As described in U.S. Pat. No. 6,826,493 (493 patent) and U.S. Pat. No. 6,963,810 (810 patent), the complete disclosures of which are incorporated herein by reference in their entirety, methods have been developed to relate aerodynamic loads and moments to flow data that can be measured without regard to structural response. These methods involve correlating aerodynamic loads and moments to the spatial locations of critical flow feature indicators (CFFIs), which are associated with certain flow phenomena such as flow bifurcation points, shock waves, and the transition from laminar to turbulent flow. As used herein, the term “flow bifurcation point” (FBP) means a location on a body surface where the flow attaches to or separates from the body. As illustrated in FIG. 1, the FBPs associated with an airfoil 10 may include leading edge stagnation point (LESP) 20, flow separation point (FSP) 30, and flow reattachment point (FRP) 40. The '493 and '810 patents also described how the CFFIs associated with these phenomena can be determined from shear stress and convective heat transfer data obtained from hot film sensors formed on or adhered to the surface of a body immersed in steady or unsteady flow regimes.

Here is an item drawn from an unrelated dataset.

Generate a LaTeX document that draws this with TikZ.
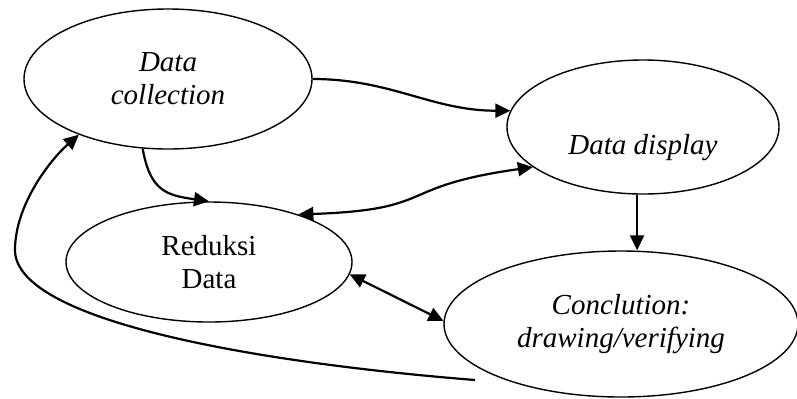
\documentclass[tikz,border=0pt]{standalone}
\usepackage{fontspec}
\setmainfont{Liberation Serif}
\usetikzlibrary{arrows.meta,shapes.geometric}

\tikzset{
  oval/.style={ellipse, draw, line width=0.7pt, inner sep=0pt, align=center,
    font=\fontsize{14.5}{16.5}\selectfont},
  ovalit/.style={oval, font=\fontsize{14.5}{16.5}\selectfont\itshape},
  link/.style={line width=1.1pt},
  >={Triangle[length=7.5pt,width=7pt]}
}

\begin{document}
\begin{tikzpicture}[x=0.5pt,y=-0.5pt]
\useasboundingbox (0,0) rectangle (797,398);

% the four stages
\node[ovalit, minimum width=144pt, minimum height=70pt] (dcol) at (168,79) {Data\\collection};
\node[ovalit, minimum width=136pt, minimum height=67pt,
  label={[yshift=-10.5pt, font=\fontsize{14.5}{16.5}\selectfont\itshape]center:Data display}] (ddis) at (643,127) {};
\node[oval, minimum width=143pt, minimum height=60pt] (red) at (209,262) {Reduksi\\Data};
\node[ovalit, minimum width=177pt, minimum height=73pt] (conc) at (621,324) {Conclution:\\drawing/verifying};
\coordinate (back) at (475,380);

% links
\draw[link,->] (dcol.east) to[out=0,in=180] (ddis.173);
\draw[link,->] (dcol.-110) to[out=-80,in=172,looseness=1.3] (red.north);
\draw[link,<->] (red.28) to[out=2,in=188,looseness=1.5] (ddis.-160);
\draw[link,->] (ddis.-95) -- (ddis.-95 |- conc.north);
\draw[link,<->] (red.-5) -- (conc.179);
\draw[link,->] (back) .. controls (250,362) and (15,320) .. (15,250)
  .. controls (15,205) and (50,160) .. (dcol.212);
\end{tikzpicture}
\end{document}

In U.S. Pat. No. 8,306,800 (800 patent) the complete disclosure of which is incorporated herein by reference in its entirety, methods are disclosed for modeling aerodynamic forces and moments using FBPs and other CFFIs. In particular, the '800 patent discloses a mathematical model based on potential flow theory combined with conformal transformation. Among other approaches, the model allows the computation of aerodynamic coefficients based on the specification of two FBPs (e.g., LESP and FSP) for a given flow regime.
The above-cited references describe methods for measuring flow parameters and computing aerodynamic coefficients and loads in real time for immersed bodies. The '800 patent, in particular, focused on measurement of flow parameters near the leading edge using hot-film sensors. Embodiments of the present invention extend these methods to provide robust and efficient methods of providing aerodynamic and hydrodynamic load information based on relatively limited sensor data at a distance downstream of the leading-edge.
It will be understood by those of ordinary skill in the art that the methods of the present invention apply to all fluid flow regimes. Thus, although the term “aerodynamic” is used throughout in describing the embodiments of the invention, the invention may also be used in hydrodynamic applications or applications involving any other fluid flow regime.